Repeat each line of the material below exactly as it appears, minus any pictures.

** Start **

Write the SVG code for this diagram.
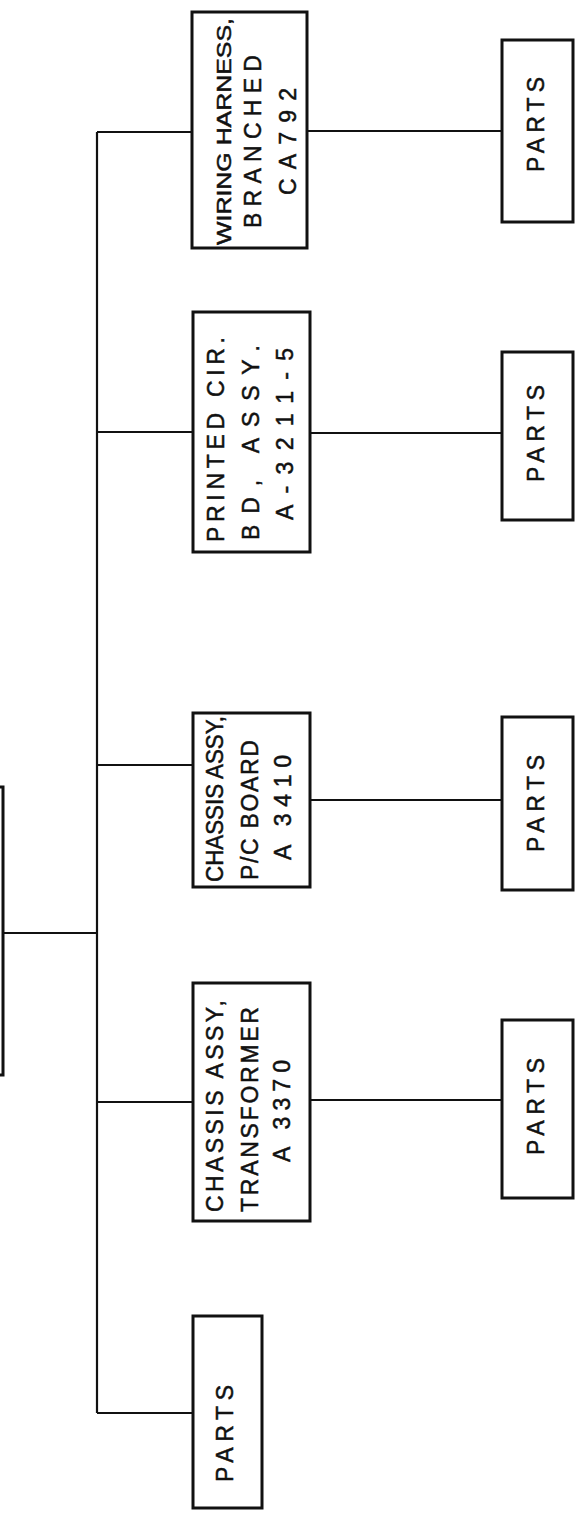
<svg xmlns="http://www.w3.org/2000/svg" width="581" height="1522" viewBox="0 0 581 1522">
<style>
.box{fill:#fff;stroke:#111;stroke-width:3}
.ln{stroke:#111;stroke-width:2.2;fill:none}
.t{font-family:"Liberation Sans",Arial,sans-serif;font-size:23px;fill:#111;stroke:#111;stroke-width:0.5}
</style>
<rect width="581" height="1522" fill="#fff"/>
<g id="connectors">
<line class="ln" x1="97" y1="132" x2="97" y2="1413"/>
<line class="ln" x1="3" y1="933" x2="97" y2="933"/>
<line class="ln" x1="97" y1="132" x2="192" y2="132"/>
<line class="ln" x1="97" y1="432" x2="193" y2="432"/>
<line class="ln" x1="97" y1="765" x2="193" y2="765"/>
<line class="ln" x1="97" y1="1102" x2="193" y2="1102"/>
<line class="ln" x1="97" y1="1413" x2="193" y2="1413"/>
<line class="ln" x1="307" y1="131" x2="502" y2="131"/>
<line class="ln" x1="310" y1="433" x2="502" y2="433"/>
<line class="ln" x1="310" y1="800" x2="502" y2="800"/>
<line class="ln" x1="310" y1="1100" x2="502" y2="1100"/>
</g>
<g id="top">
<rect class="box" x="-100" y="787" width="103" height="288" stroke-width="4"/>
</g>
<g id="parts0">
<rect class="box" x="193" y="1316" width="69" height="192"/>
<text class="t" transform="translate(233,1482) rotate(-90)" textLength="97" lengthAdjust="spacing">PARTS</text>
</g>
<g id="transformer">
<rect class="box" x="193" y="983" width="117" height="238"/>
<text class="t" transform="translate(223,1212) rotate(-90)" textLength="212" lengthAdjust="spacing">CHASSIS ASSY,</text>
<text class="t" transform="translate(258,1212) rotate(-90)" textLength="205" lengthAdjust="spacing">TRANSFORMER</text>
<text class="t" transform="translate(290,1162) rotate(-90)" textLength="102" lengthAdjust="spacing">A 3370</text>
</g>
<g id="pcboard">
<rect class="box" x="193" y="713" width="117" height="174"/>
<text class="t" transform="translate(223,882) rotate(-90)" textLength="166" lengthAdjust="spacingAndGlyphs">CHASSIS ASSY,</text>
<text class="t" transform="translate(258,880) rotate(-90)" textLength="140" lengthAdjust="spacing">P/C BOARD</text>
<text class="t" transform="translate(291,860) rotate(-90)" textLength="105" lengthAdjust="spacing">A 3410</text>
</g>
<g id="printed">
<rect class="box" x="193" y="312" width="117" height="240"/>
<text class="t" transform="translate(224,542) rotate(-90)" textLength="205" lengthAdjust="spacing">PRINTED CIR.</text>
<text class="t" transform="translate(259,540) rotate(-90)" textLength="195" lengthAdjust="spacing">BD, ASSY.</text>
<text class="t" transform="translate(293,520) rotate(-90)" textLength="172" lengthAdjust="spacing">A-3211-5</text>
</g>
<g id="wiring">
<rect class="box" x="192" y="12" width="115" height="236"/>
<text class="t" transform="translate(231,245) rotate(-90)" textLength="227" lengthAdjust="spacingAndGlyphs" style="font-size:21px">WIRING HARNESS,</text>
<text class="t" transform="translate(261,228) rotate(-90)" textLength="173" lengthAdjust="spacing">BRANCHED</text>
<text class="t" transform="translate(296,195) rotate(-90)" textLength="107" lengthAdjust="spacing">CA792</text>
</g>
<g id="parts1">
<rect class="box" x="502" y="40" width="71" height="182"/>
<text class="t" transform="translate(544,172) rotate(-90)" textLength="95" lengthAdjust="spacing">PARTS</text>
</g>
<g id="parts2">
<rect class="box" x="502" y="352" width="71" height="168"/>
<text class="t" transform="translate(544,482) rotate(-90)" textLength="97" lengthAdjust="spacing">PARTS</text>
</g>
<g id="parts3">
<rect class="box" x="502" y="717" width="71" height="173"/>
<text class="t" transform="translate(544,852) rotate(-90)" textLength="97" lengthAdjust="spacing">PARTS</text>
</g>
<g id="parts4">
<rect class="box" x="502" y="1020" width="71" height="178"/>
<text class="t" transform="translate(544,1155) rotate(-90)" textLength="97" lengthAdjust="spacing">PARTS</text>
</g>
</svg>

** End **

**Expected output:**
Write the SVG code for this diagram.
<svg xmlns="http://www.w3.org/2000/svg" width="581" height="1522" viewBox="0 0 581 1522">
<style>
.box{fill:#fff;stroke:#111;stroke-width:3}
.ln{stroke:#111;stroke-width:2.2;fill:none}
.t{font-family:"Liberation Sans",Arial,sans-serif;font-size:23px;fill:#111;stroke:#111;stroke-width:0.5}
</style>
<rect width="581" height="1522" fill="#fff"/>
<g id="connectors">
<line class="ln" x1="97" y1="132" x2="97" y2="1413"/>
<line class="ln" x1="3" y1="933" x2="97" y2="933"/>
<line class="ln" x1="97" y1="132" x2="192" y2="132"/>
<line class="ln" x1="97" y1="432" x2="193" y2="432"/>
<line class="ln" x1="97" y1="765" x2="193" y2="765"/>
<line class="ln" x1="97" y1="1102" x2="193" y2="1102"/>
<line class="ln" x1="97" y1="1413" x2="193" y2="1413"/>
<line class="ln" x1="307" y1="131" x2="502" y2="131"/>
<line class="ln" x1="310" y1="433" x2="502" y2="433"/>
<line class="ln" x1="310" y1="800" x2="502" y2="800"/>
<line class="ln" x1="310" y1="1100" x2="502" y2="1100"/>
</g>
<g id="top">
<rect class="box" x="-100" y="787" width="103" height="288" stroke-width="4"/>
</g>
<g id="parts0">
<rect class="box" x="193" y="1316" width="69" height="192"/>
<text class="t" transform="translate(233,1482) rotate(-90)" textLength="97" lengthAdjust="spacing">PARTS</text>
</g>
<g id="transformer">
<rect class="box" x="193" y="983" width="117" height="238"/>
<text class="t" transform="translate(223,1212) rotate(-90)" textLength="212" lengthAdjust="spacing">CHASSIS ASSY,</text>
<text class="t" transform="translate(258,1212) rotate(-90)" textLength="205" lengthAdjust="spacing">TRANSFORMER</text>
<text class="t" transform="translate(290,1162) rotate(-90)" textLength="102" lengthAdjust="spacing">A 3370</text>
</g>
<g id="pcboard">
<rect class="box" x="193" y="713" width="117" height="174"/>
<text class="t" transform="translate(223,882) rotate(-90)" textLength="166" lengthAdjust="spacingAndGlyphs">CHASSIS ASSY,</text>
<text class="t" transform="translate(258,880) rotate(-90)" textLength="140" lengthAdjust="spacing">P/C BOARD</text>
<text class="t" transform="translate(291,860) rotate(-90)" textLength="105" lengthAdjust="spacing">A 3410</text>
</g>
<g id="printed">
<rect class="box" x="193" y="312" width="117" height="240"/>
<text class="t" transform="translate(224,542) rotate(-90)" textLength="205" lengthAdjust="spacing">PRINTED CIR.</text>
<text class="t" transform="translate(259,540) rotate(-90)" textLength="195" lengthAdjust="spacing">BD, ASSY.</text>
<text class="t" transform="translate(293,520) rotate(-90)" textLength="172" lengthAdjust="spacing">A-3211-5</text>
</g>
<g id="wiring">
<rect class="box" x="192" y="12" width="115" height="236"/>
<text class="t" transform="translate(231,245) rotate(-90)" textLength="227" lengthAdjust="spacingAndGlyphs" style="font-size:21px">WIRING HARNESS,</text>
<text class="t" transform="translate(261,228) rotate(-90)" textLength="173" lengthAdjust="spacing">BRANCHED</text>
<text class="t" transform="translate(296,195) rotate(-90)" textLength="107" lengthAdjust="spacing">CA792</text>
</g>
<g id="parts1">
<rect class="box" x="502" y="40" width="71" height="182"/>
<text class="t" transform="translate(544,172) rotate(-90)" textLength="95" lengthAdjust="spacing">PARTS</text>
</g>
<g id="parts2">
<rect class="box" x="502" y="352" width="71" height="168"/>
<text class="t" transform="translate(544,482) rotate(-90)" textLength="97" lengthAdjust="spacing">PARTS</text>
</g>
<g id="parts3">
<rect class="box" x="502" y="717" width="71" height="173"/>
<text class="t" transform="translate(544,852) rotate(-90)" textLength="97" lengthAdjust="spacing">PARTS</text>
</g>
<g id="parts4">
<rect class="box" x="502" y="1020" width="71" height="178"/>
<text class="t" transform="translate(544,1155) rotate(-90)" textLength="97" lengthAdjust="spacing">PARTS</text>
</g>
</svg>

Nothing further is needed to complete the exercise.